◆ **Directions for this task**:
Retype, exactly as they stand, the lines from the start of the data to the line that contains "import plotly.graph_objects as go", both ends included. Leave the pictures out.
:::::
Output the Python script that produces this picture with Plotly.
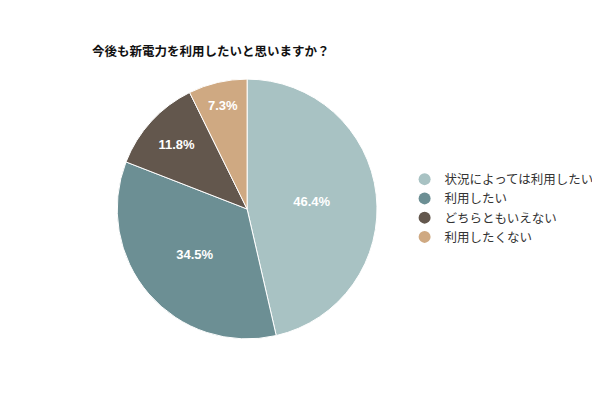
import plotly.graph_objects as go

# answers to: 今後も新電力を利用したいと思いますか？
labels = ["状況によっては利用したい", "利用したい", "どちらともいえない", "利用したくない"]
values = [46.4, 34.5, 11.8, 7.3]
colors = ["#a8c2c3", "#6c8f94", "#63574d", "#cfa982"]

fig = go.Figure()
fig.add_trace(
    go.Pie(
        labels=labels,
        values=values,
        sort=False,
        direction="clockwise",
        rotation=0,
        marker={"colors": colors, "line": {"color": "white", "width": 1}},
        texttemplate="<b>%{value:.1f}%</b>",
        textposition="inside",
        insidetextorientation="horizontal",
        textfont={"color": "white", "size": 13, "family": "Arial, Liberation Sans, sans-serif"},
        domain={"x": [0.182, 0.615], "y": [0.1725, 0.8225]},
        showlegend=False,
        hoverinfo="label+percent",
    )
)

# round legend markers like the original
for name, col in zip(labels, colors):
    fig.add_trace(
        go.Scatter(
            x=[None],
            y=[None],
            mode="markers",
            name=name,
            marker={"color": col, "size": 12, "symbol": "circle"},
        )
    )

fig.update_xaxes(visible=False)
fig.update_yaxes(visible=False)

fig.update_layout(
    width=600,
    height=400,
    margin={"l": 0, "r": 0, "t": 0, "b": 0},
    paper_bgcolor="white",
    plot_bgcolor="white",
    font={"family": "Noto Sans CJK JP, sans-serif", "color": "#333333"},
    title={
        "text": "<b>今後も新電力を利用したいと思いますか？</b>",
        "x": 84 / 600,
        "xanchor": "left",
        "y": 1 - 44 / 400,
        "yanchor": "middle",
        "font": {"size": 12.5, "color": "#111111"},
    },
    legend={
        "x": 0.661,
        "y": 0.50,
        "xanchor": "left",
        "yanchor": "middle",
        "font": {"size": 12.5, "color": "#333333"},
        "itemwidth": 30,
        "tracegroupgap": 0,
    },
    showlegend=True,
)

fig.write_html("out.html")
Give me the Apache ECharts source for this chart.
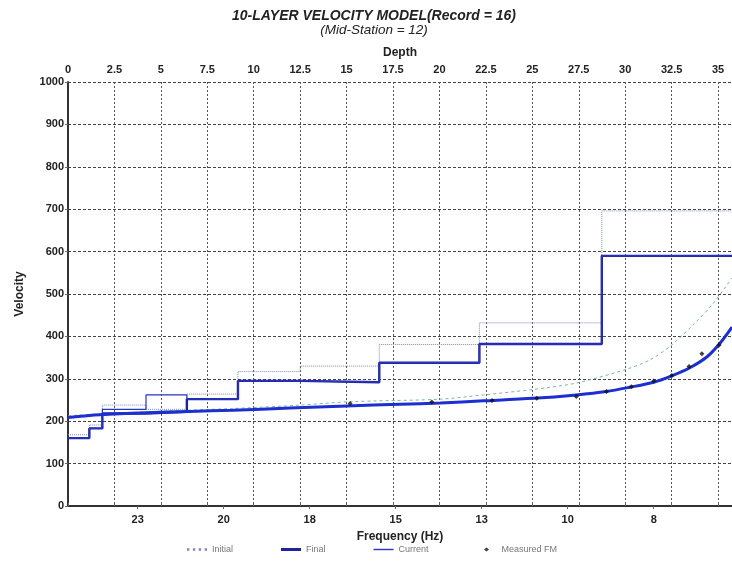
:::::
◆ **Exercise response**:
Output the Python script that produces this picture with Plotly.
import plotly.graph_objects as go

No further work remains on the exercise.